There are questions circulating among public health experts over whether the national HIV strategy is the right model for responding to Covid-19. The two are, after all, very different diseases, with different modes of infection and progression of illness. What they have in common is their size—in 2018, the last year tabulated, 770,000 people around the world died as a result of AIDS. And as with HIV/AIDS, Covid-19 overwhelmingly affects minorities and other marginalized groups.

But if HIV is not the right model, other existing national plans could be drawn upon. There is also the National Strategy for Combating Antibiotic-Resistant Bacteria, written by staffers in the Obama White House in 2014 (and largely abandoned after the Trump administration took office), and the National Pandemic Influenza Strategy, first drafted in 2005 by personnel in the Department of Homeland Security under the George W. Bush White House, after H5N1 avian flu began to spread around the globe. (It was updated in 2009 and 2017.)

The procedures that would be necessary to block pandemic flu, such as rapidly achieving and equitably distributing a vaccine, might be a closer fit for Covid-19. To Tom Frieden, the former director of the Centers for Disease Control and Prevention—whose nonprofit Resolve to Save Lives has tried to develop a civilian version of a plan, offering 15 numeric indicators for controlling Covid-19—the most important issue for a national plan is to develop one as fast as possible.

“What's really striking about the US situation is that there has been a just stunning absence of applying basic principles of how we deal with health emergencies, ranging from incident management to a clear line of command to strategic goals,” he says. “It’s never too late for the response to do better.”

The problem is, how? To this point, every comprehensive national plan for a disease has emerged from the government and been overseen by it. The Trump administration has stepped up to do neither.

Holtgrave, the lead author of the proposal to use the HIV strategy, said he and his fellow framers are trying to recruit support. “It’s better if this is done by the federal government,” he says. “But if it’s not done by the government, perhaps it could be done under the auspices of the National Academy of Medicine. Another possibility could be having a coalition of organizations come together. Or perhaps a major foundation that’s very interested in public health.”

But getting foundation support could be tricky, since taking on an effort that the Trump administration has neglected could be interpreted as opposition or disrespect. As one indicator of how dicey it might be, a spokesperson from one foundation, asked if the organization would take on something like this, asked to stay off the record, and then expressed concerns about appearing to take a political stand close to the election.

To be clear, nonprofits and academic groups have tried to fill the power vacuum. Caitlin Rivers, a senior scholar at the Johns Hopkins Center for Health Security, helped draft a “road map to reopening” put forth in March by the American Enterprise Institute that set out tiered guidance for suppressing cases and opening schools and commerce. Since then, there have been many such proposals, from researchers and organizations. But none of them, she points out, can summon the force that a government initiative would automatically wield. “The drawback is that it’s all dependent on buy-in,” she says. “With the federal government, it’s policy.”

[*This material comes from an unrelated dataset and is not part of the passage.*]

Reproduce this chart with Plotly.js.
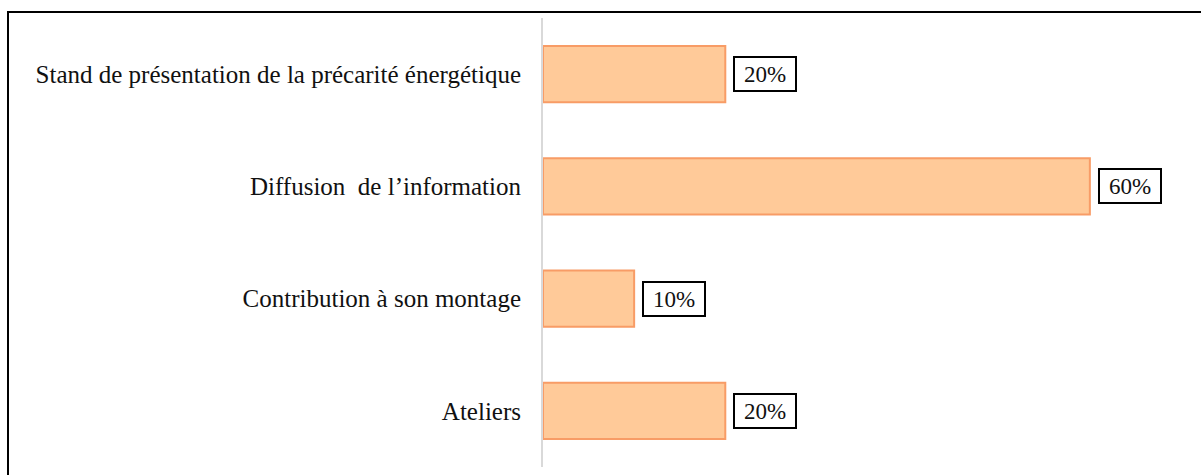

This is the hole at the heart of the US response to Covid-19. Past plans show that a response is possible—but only the force of the federal government can make the implementation of a plan succeed. Without that power, a plan can be written. It can even, as with the state compacts, be implemented. But it will not take care of the entire population, which is the federal government’s job.

“The question we’re really asking is: Can you run a country without the executive branch of the federal government?” Hotez asks. “I don't know. We've never tried that before. But it may be we’re going to find out.”